A posteriori finite element output bounds with adaptive mesh refinement: application to a heat transfer problem in a three-dimensional rectangular duct

Abstract

Numerical simulations based on an a posteriori finite element bound method with adaptive mesh refinement are presented for the three-dimensional convection–diffusion equation. The bound method provides relevant, quantitative, inexpensive, and rigorous lower and upper bounds to the output on a very fine discretization (“truth” discretization) at a cost close to the coarse mesh calculation (“working” discretization). To achieve a desired bound gap (i.e., difference between upper and lower bounds) at the lowest cost, an adaptive mesh refinement technique is used to refine the mesh only where needed. An optimal stabilization parameter is also applied to improve the sharpness of the bound gap.

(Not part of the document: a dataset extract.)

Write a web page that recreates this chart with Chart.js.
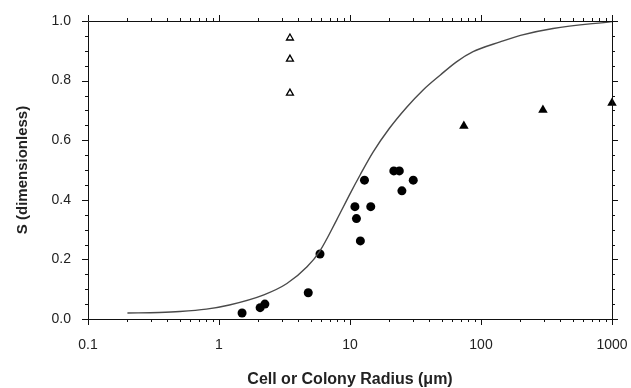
<!DOCTYPE html>
<html>
<head>
<meta charset="utf-8">
<script src="https://cdn.jsdelivr.net/npm/chart.js@4/dist/chart.umd.min.js"></script>
<style>
html,body{margin:0;padding:0;background:#fff;}
#wrap{width:631px;height:388px;position:relative;}
</style>
</head>
<body>
<div id="wrap"><canvas id="c" width="631" height="388"></canvas></div>
<script>
// Model curve
const curveX = [0.2, 0.35, 0.5, 0.8, 1.2, 2.2, 3.3, 4.7, 5.9, 7.9, 10, 12, 15, 20, 27, 36, 49, 65, 87, 140, 200, 355, 1000];
const curveY = [0.02, 0.022, 0.025, 0.033, 0.047, 0.081, 0.119, 0.175, 0.229, 0.332, 0.42, 0.485, 0.56, 0.64, 0.71, 0.768, 0.819, 0.863, 0.897, 0.93, 0.952, 0.975, 0.998];
// Filled circles
const circleX = [1.5, 2.06, 2.24, 4.8, 5.9, 10.9, 11.2, 12.0, 12.9, 14.4, 21.6, 23.8, 24.9, 30.4];
const circleY = [0.02, 0.038, 0.05, 0.088, 0.218, 0.377, 0.337, 0.262, 0.466, 0.377, 0.497, 0.497, 0.43, 0.466];
// Open triangles
const openTriX = [3.48, 3.48, 3.48];
const openTriY = [0.943, 0.872, 0.758];
// Filled triangles
const fillTriX = [74, 297, 1000];
const fillTriY = [0.648, 0.701, 0.725];
// Tick labels
const xTickValues = [0.1, 1, 10, 100, 1000];
const xTickLabels = ['0.1', '1', '10', '100', '1000'];
const yTickValues = [0, 0.2, 0.4, 0.6, 0.8, 1.0];
const yTickLabels = ['0.0', '0.2', '0.4', '0.6', '0.8', '1.0'];

const pts = (xs, ys) => xs.map((x, i) => ({x: x, y: ys[i]}));

const framePlugin = {
  id: 'frame',
  afterDraw(chart) {
    const ctx = chart.ctx;
    const xs = chart.scales.x, ys = chart.scales.y;
    const a = chart.chartArea;
    ctx.save();
    ctx.strokeStyle = '#111';
    ctx.lineWidth = 1;
    ctx.beginPath();
    ctx.rect(Math.round(a.left) + 0.5, Math.round(a.top) + 0.5, Math.round(a.right - a.left), Math.round(a.bottom - a.top));
    ctx.stroke();
    ctx.beginPath();
    for (let d = -1; d <= 3; d++) {
      for (let m = 1; m <= 9; m++) {
        const v = m * Math.pow(10, d);
        if (v > 1000 + 1e-9) break;
        const px = Math.round(xs.getPixelForValue(v)) + 0.5;
        const len = (m === 1) ? 6 : 3;
        ctx.moveTo(px, a.bottom); ctx.lineTo(px, a.bottom + len);
        ctx.moveTo(px, a.top); ctx.lineTo(px, a.top - len);
      }
    }
    for (let i = 0; i <= 20; i++) {
      const v = i * 0.05;
      const py = Math.round(ys.getPixelForValue(v)) + 0.5;
      const len = (i % 4 === 0) ? 6 : 3;
      ctx.moveTo(a.left, py); ctx.lineTo(a.left - len, py);
      ctx.moveTo(a.right, py); ctx.lineTo(a.right + len, py);
    }
    ctx.stroke();
    ctx.restore();
  }
};

new Chart(document.getElementById('c'), {
  type: 'scatter',
  data: {
    datasets: [
      {
        type: 'line',
        data: pts(curveX, curveY),
        borderColor: '#4a4a4a',
        borderWidth: 1.4,
        pointRadius: 0,
        fill: false,
        cubicInterpolationMode: 'monotone'
      },
      {
        data: pts(circleX, circleY),
        pointStyle: 'circle',
        pointRadius: 4.5,
        backgroundColor: '#000',
        borderColor: '#000',
        borderWidth: 0
      },
      {
        data: pts(openTriX, openTriY),
        pointStyle: 'triangle',
        pointRadius: 4,
        backgroundColor: '#fff',
        borderColor: '#000',
        borderWidth: 1.3
      },
      {
        data: pts(fillTriX, fillTriY),
        pointStyle: 'triangle',
        pointRadius: 5.5,
        backgroundColor: '#000',
        borderColor: '#000',
        borderWidth: 0
      }
    ]
  },
  options: {
    responsive: false,
    animation: false,
    events: [],
    clip: false,
    layout: {padding: {left: 0, top: 21, right: 19, bottom: 0}},
    plugins: {legend: {display: false}, tooltip: {enabled: false}},
    scales: {
      x: {
        type: 'logarithmic',
        min: 0.1, max: 1000,
        grid: {display: false, drawTicks: false},
        border: {display: false},
        afterBuildTicks: s => { s.ticks = xTickValues.map(v => ({value: v})); },
        afterFit: s => { s.height = 69; s.paddingLeft = 0; s.paddingRight = 0; },
        ticks: {
          autoSkip: false, maxRotation: 0, padding: 18,
          color: '#222',
          font: {family: '"Liberation Sans", Arial, sans-serif', size: 14},
          callback: (v) => { const i = xTickValues.indexOf(v); return i >= 0 ? xTickLabels[i] : ''; }
        },
        title: {
          display: true,
          text: 'Cell or Colony Radius (μm)',
          color: '#222',
          font: {family: '"Liberation Sans", Arial, sans-serif', size: 16, weight: 'bold', lineHeight: 1},
          padding: {top: 0, bottom: 0}
        }
      },
      y: {
        type: 'linear',
        min: 0, max: 1,
        grid: {display: false, drawTicks: false},
        border: {display: false},
        afterBuildTicks: s => { s.ticks = yTickValues.map(v => ({value: v})); },
        afterFit: s => { s.width = 88; s.paddingTop = 0; s.paddingBottom = 0; },
        ticks: {
          padding: 17,
          color: '#222',
          font: {family: '"Liberation Sans", Arial, sans-serif', size: 14},
          callback: (v) => { const i = yTickValues.findIndex(t => Math.abs(t - v) < 1e-9); return i >= 0 ? yTickLabels[i] : ''; }
        },
        title: {
          display: true,
          text: 'S (dimensionless)',
          color: '#222',
          font: {family: '"Liberation Sans", Arial, sans-serif', size: 15, weight: 'bold', lineHeight: 1},
          padding: {top: 15, bottom: 0}
        }
      }
    }
  },
  plugins: [framePlugin]
});
</script>
</body>
</html>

In this paper, the output of a heat transfer problem in a rectangular duct with a given velocity field is investigated. The average temperature at one section of the duct is bounded for a given inlet temperature and heat flux. For this problem, the adaptive mesh refinement strategy provides the same bound gap with only half the number of elements required by an uniform mesh refinement strategy. The hybrid flux calculation on the coarse mesh introduced for the domain decomposition approach is compared with the hybrid flux calculation on the fine mesh to analyze the contribution of the hybrid flux to the bound gap.